## DIRECTIONS FOR THIS TASK
Copy exactly the lines from the start of the data below through the one that carries "51.2, 48.4, 44.6];", and only those.

### DATA SUPPLIED ###

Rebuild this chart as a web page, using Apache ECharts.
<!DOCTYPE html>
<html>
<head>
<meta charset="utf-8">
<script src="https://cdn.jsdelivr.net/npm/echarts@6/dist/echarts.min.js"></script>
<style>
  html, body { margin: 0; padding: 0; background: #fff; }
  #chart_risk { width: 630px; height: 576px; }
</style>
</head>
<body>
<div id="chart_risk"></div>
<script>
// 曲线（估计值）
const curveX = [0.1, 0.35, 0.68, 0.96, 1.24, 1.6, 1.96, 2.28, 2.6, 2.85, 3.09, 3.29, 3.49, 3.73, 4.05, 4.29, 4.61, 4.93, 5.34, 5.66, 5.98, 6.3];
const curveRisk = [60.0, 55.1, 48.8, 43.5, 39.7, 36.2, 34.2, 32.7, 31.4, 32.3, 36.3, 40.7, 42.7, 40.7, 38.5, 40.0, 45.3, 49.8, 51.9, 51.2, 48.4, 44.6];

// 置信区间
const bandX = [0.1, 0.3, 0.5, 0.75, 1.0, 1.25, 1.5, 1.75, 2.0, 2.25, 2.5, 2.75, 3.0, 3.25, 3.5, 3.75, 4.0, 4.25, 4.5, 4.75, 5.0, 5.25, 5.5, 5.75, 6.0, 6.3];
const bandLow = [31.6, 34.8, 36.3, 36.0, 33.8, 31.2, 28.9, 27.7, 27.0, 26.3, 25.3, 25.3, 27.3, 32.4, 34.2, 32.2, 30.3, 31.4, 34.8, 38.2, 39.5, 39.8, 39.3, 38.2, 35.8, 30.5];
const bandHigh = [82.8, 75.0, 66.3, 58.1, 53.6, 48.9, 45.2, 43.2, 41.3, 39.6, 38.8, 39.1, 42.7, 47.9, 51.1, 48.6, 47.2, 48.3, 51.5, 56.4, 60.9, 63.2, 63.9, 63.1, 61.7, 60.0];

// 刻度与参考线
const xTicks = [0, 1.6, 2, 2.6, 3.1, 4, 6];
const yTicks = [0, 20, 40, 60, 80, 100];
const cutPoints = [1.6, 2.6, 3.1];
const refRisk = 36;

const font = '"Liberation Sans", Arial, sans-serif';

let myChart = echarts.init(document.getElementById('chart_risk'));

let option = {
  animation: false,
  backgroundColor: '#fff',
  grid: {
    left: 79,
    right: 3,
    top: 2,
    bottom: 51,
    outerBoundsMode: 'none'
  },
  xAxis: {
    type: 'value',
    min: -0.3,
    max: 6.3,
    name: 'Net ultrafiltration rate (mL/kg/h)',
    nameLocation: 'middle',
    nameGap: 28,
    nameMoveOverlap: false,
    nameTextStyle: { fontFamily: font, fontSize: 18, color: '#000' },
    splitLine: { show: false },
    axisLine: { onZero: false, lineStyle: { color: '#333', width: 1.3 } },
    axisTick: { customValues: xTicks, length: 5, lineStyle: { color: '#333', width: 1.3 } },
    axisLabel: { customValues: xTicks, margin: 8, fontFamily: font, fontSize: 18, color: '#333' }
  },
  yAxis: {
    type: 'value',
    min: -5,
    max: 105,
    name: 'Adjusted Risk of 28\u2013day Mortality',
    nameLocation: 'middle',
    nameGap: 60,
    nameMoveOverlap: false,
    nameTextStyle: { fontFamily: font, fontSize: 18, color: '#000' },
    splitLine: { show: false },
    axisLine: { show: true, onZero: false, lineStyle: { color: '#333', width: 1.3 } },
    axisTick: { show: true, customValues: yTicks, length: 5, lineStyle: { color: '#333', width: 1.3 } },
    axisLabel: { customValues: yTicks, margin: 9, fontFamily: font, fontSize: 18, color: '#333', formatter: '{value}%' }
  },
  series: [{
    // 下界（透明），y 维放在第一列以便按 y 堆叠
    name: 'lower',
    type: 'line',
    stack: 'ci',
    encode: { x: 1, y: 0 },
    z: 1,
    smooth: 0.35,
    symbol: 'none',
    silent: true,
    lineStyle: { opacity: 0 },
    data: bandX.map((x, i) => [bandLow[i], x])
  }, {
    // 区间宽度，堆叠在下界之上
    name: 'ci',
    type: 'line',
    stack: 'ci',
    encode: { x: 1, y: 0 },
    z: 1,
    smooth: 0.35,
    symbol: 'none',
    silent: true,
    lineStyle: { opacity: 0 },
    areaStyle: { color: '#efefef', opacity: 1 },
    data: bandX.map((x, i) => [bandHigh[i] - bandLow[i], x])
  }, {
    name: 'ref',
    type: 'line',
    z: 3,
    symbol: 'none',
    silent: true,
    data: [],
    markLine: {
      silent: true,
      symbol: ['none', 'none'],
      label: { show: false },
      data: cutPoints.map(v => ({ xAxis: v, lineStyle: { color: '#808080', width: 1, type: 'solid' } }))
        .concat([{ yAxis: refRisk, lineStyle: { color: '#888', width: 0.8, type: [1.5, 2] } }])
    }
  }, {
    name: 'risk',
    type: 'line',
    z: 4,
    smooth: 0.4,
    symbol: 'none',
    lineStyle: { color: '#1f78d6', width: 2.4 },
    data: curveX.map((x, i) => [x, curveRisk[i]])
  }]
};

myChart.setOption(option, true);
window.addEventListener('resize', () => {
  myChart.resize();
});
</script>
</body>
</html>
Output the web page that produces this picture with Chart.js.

###

## SOLUTION
Rebuild this chart as a web page, using Apache ECharts.
<!DOCTYPE html>
<html>
<head>
<meta charset="utf-8">
<script src="https://cdn.jsdelivr.net/npm/echarts@6/dist/echarts.min.js"></script>
<style>
  html, body { margin: 0; padding: 0; background: #fff; }
  #chart_risk { width: 630px; height: 576px; }
</style>
</head>
<body>
<div id="chart_risk"></div>
<script>
// 曲线（估计值）
const curveX = [0.1, 0.35, 0.68, 0.96, 1.24, 1.6, 1.96, 2.28, 2.6, 2.85, 3.09, 3.29, 3.49, 3.73, 4.05, 4.29, 4.61, 4.93, 5.34, 5.66, 5.98, 6.3];
const curveRisk = [60.0, 55.1, 48.8, 43.5, 39.7, 36.2, 34.2, 32.7, 31.4, 32.3, 36.3, 40.7, 42.7, 40.7, 38.5, 40.0, 45.3, 49.8, 51.9, 51.2, 48.4, 44.6];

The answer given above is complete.